= What is required =
Your task is to transcribe all of the records exactly and leave out the pictures.
## start Data to use
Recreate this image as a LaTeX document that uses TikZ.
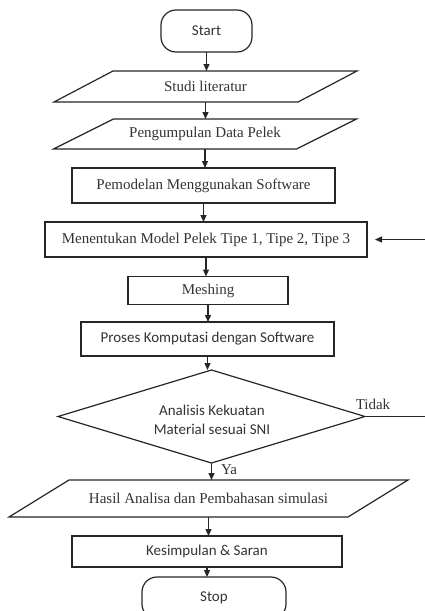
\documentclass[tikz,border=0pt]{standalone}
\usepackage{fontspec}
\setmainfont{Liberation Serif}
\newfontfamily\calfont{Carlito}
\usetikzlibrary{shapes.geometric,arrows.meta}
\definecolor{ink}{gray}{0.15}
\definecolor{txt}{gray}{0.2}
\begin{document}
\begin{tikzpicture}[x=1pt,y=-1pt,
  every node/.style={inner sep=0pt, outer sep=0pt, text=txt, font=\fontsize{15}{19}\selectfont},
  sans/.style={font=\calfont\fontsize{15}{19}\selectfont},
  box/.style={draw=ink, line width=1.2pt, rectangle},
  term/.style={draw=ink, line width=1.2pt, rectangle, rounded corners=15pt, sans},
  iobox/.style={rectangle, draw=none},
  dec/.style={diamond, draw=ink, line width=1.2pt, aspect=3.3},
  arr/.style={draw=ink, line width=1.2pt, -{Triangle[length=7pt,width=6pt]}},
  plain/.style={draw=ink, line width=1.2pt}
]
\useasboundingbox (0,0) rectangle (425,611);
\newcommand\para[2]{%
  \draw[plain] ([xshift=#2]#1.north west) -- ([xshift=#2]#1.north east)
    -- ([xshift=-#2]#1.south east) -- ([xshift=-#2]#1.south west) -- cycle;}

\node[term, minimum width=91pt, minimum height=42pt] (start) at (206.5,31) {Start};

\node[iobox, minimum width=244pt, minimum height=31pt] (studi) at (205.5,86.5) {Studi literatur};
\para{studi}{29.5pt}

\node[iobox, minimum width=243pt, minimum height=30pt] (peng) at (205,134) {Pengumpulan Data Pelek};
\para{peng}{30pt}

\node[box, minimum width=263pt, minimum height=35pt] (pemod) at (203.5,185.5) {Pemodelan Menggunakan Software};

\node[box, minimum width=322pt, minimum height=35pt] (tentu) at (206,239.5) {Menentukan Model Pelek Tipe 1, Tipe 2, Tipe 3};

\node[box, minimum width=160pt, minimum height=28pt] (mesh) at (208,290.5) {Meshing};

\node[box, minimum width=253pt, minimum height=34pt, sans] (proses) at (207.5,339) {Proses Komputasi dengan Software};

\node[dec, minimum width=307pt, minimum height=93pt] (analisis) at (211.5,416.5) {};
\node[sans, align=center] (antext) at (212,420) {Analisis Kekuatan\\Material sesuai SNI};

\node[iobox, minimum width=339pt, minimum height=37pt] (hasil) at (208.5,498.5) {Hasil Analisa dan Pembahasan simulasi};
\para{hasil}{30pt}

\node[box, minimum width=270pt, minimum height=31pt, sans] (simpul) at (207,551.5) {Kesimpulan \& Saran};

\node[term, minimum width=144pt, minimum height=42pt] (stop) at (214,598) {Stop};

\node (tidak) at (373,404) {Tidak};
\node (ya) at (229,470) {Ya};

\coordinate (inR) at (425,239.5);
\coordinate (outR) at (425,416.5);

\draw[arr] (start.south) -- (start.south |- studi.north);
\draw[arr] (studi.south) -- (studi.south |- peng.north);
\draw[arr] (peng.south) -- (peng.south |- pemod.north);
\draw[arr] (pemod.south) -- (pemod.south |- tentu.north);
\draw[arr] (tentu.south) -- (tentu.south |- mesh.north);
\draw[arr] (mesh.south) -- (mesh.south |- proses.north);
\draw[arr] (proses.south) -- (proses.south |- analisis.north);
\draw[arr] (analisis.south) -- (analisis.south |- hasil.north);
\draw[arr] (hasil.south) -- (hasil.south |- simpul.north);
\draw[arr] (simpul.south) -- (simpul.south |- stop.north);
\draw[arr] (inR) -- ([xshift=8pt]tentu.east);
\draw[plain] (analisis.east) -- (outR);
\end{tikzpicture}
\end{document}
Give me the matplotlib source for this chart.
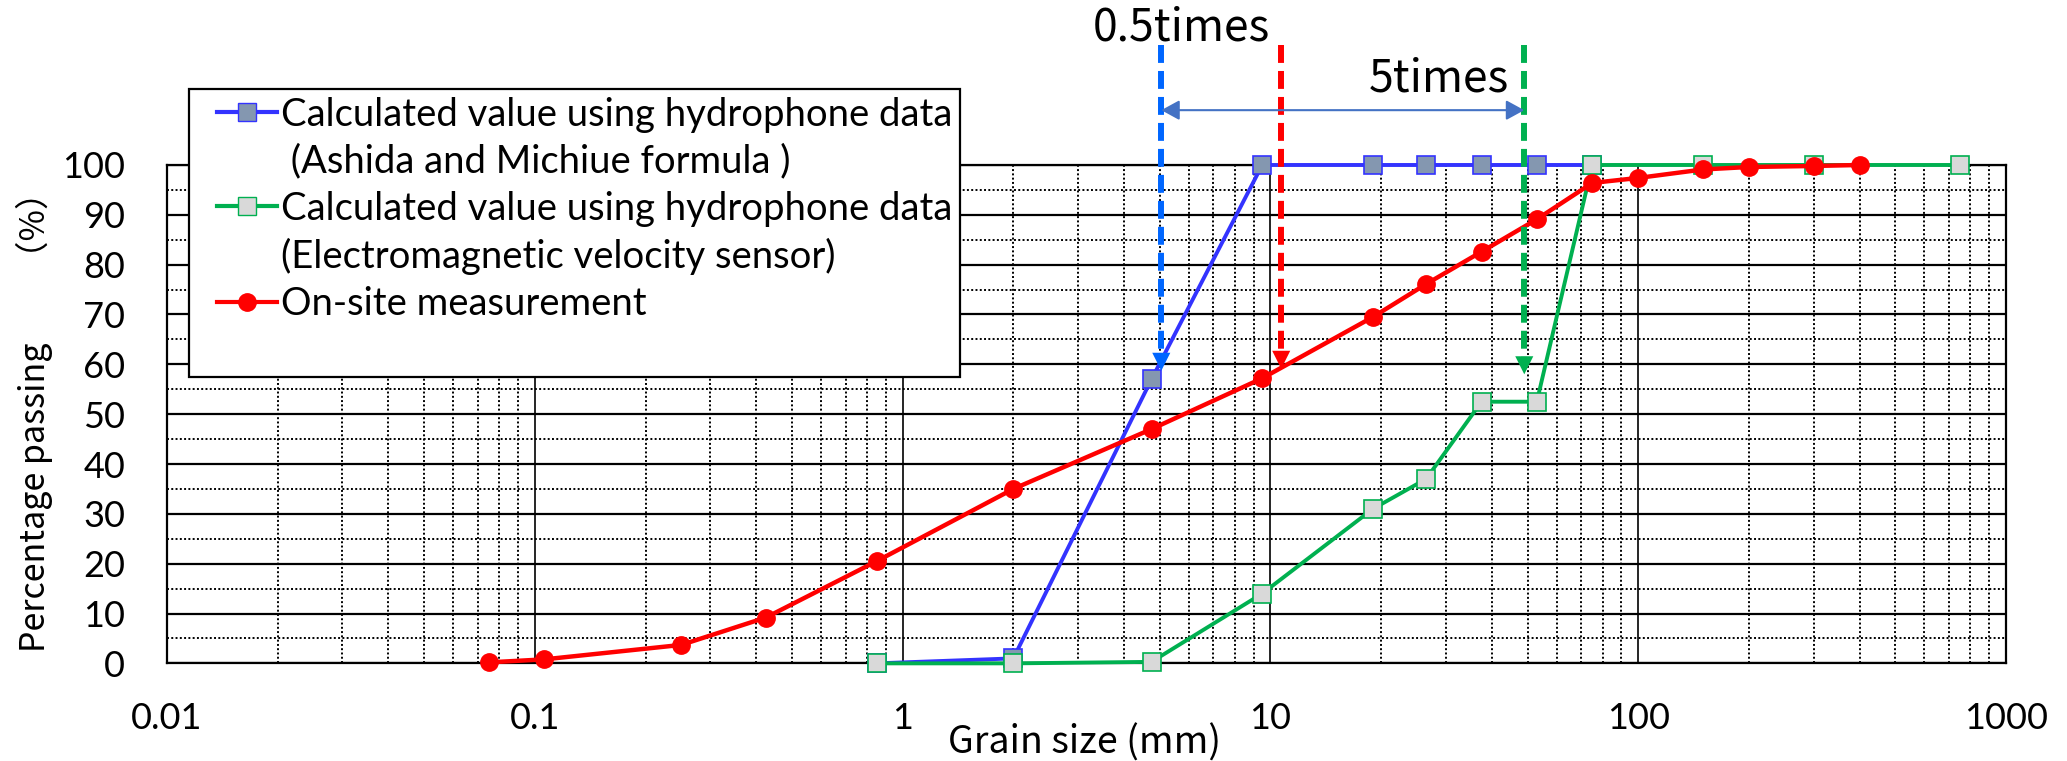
## end Data to use
= Exercise solution =
Recreate this image as a LaTeX document that uses TikZ.
\documentclass[tikz,border=0pt]{standalone}
\usepackage{fontspec}
\setmainfont{Liberation Serif}
\newfontfamily\calfont{Carlito}
\usetikzlibrary{shapes.geometric,arrows.meta}
\definecolor{ink}{gray}{0.15}
\definecolor{txt}{gray}{0.2}
\begin{document}
\begin{tikzpicture}[x=1pt,y=-1pt,
  every node/.style={inner sep=0pt, outer sep=0pt, text=txt, font=\fontsize{15}{19}\selectfont},
  sans/.style={font=\calfont\fontsize{15}{19}\selectfont},
  box/.style={draw=ink, line width=1.2pt, rectangle},
  term/.style={draw=ink, line width=1.2pt, rectangle, rounded corners=15pt, sans},
  iobox/.style={rectangle, draw=none},
  dec/.style={diamond, draw=ink, line width=1.2pt, aspect=3.3},
  arr/.style={draw=ink, line width=1.2pt, -{Triangle[length=7pt,width=6pt]}},
  plain/.style={draw=ink, line width=1.2pt}
]
\useasboundingbox (0,0) rectangle (425,611);
\newcommand\para[2]{%
  \draw[plain] ([xshift=#2]#1.north west) -- ([xshift=#2]#1.north east)
    -- ([xshift=-#2]#1.south east) -- ([xshift=-#2]#1.south west) -- cycle;}

\node[term, minimum width=91pt, minimum height=42pt] (start) at (206.5,31) {Start};

\node[iobox, minimum width=244pt, minimum height=31pt] (studi) at (205.5,86.5) {Studi literatur};
\para{studi}{29.5pt}

\node[iobox, minimum width=243pt, minimum height=30pt] (peng) at (205,134) {Pengumpulan Data Pelek};
\para{peng}{30pt}

\node[box, minimum width=263pt, minimum height=35pt] (pemod) at (203.5,185.5) {Pemodelan Menggunakan Software};

\node[box, minimum width=322pt, minimum height=35pt] (tentu) at (206,239.5) {Menentukan Model Pelek Tipe 1, Tipe 2, Tipe 3};

\node[box, minimum width=160pt, minimum height=28pt] (mesh) at (208,290.5) {Meshing};

\node[box, minimum width=253pt, minimum height=34pt, sans] (proses) at (207.5,339) {Proses Komputasi dengan Software};

\node[dec, minimum width=307pt, minimum height=93pt] (analisis) at (211.5,416.5) {};
\node[sans, align=center] (antext) at (212,420) {Analisis Kekuatan\\Material sesuai SNI};

\node[iobox, minimum width=339pt, minimum height=37pt] (hasil) at (208.5,498.5) {Hasil Analisa dan Pembahasan simulasi};
\para{hasil}{30pt}

\node[box, minimum width=270pt, minimum height=31pt, sans] (simpul) at (207,551.5) {Kesimpulan \& Saran};

\node[term, minimum width=144pt, minimum height=42pt] (stop) at (214,598) {Stop};

\node (tidak) at (373,404) {Tidak};
\node (ya) at (229,470) {Ya};

\coordinate (inR) at (425,239.5);
\coordinate (outR) at (425,416.5);

\draw[arr] (start.south) -- (start.south |- studi.north);
\draw[arr] (studi.south) -- (studi.south |- peng.north);
\draw[arr] (peng.south) -- (peng.south |- pemod.north);
\draw[arr] (pemod.south) -- (pemod.south |- tentu.north);
\draw[arr] (tentu.south) -- (tentu.south |- mesh.north);
\draw[arr] (mesh.south) -- (mesh.south |- proses.north);
\draw[arr] (proses.south) -- (proses.south |- analisis.north);
\draw[arr] (analisis.south) -- (analisis.south |- hasil.north);
\draw[arr] (hasil.south) -- (hasil.south |- simpul.north);
\draw[arr] (simpul.south) -- (simpul.south |- stop.north);
\draw[arr] (inR) -- ([xshift=8pt]tentu.east);
\draw[plain] (analisis.east) -- (outR);
\end{tikzpicture}
\end{document}
Give me the matplotlib source for this chart.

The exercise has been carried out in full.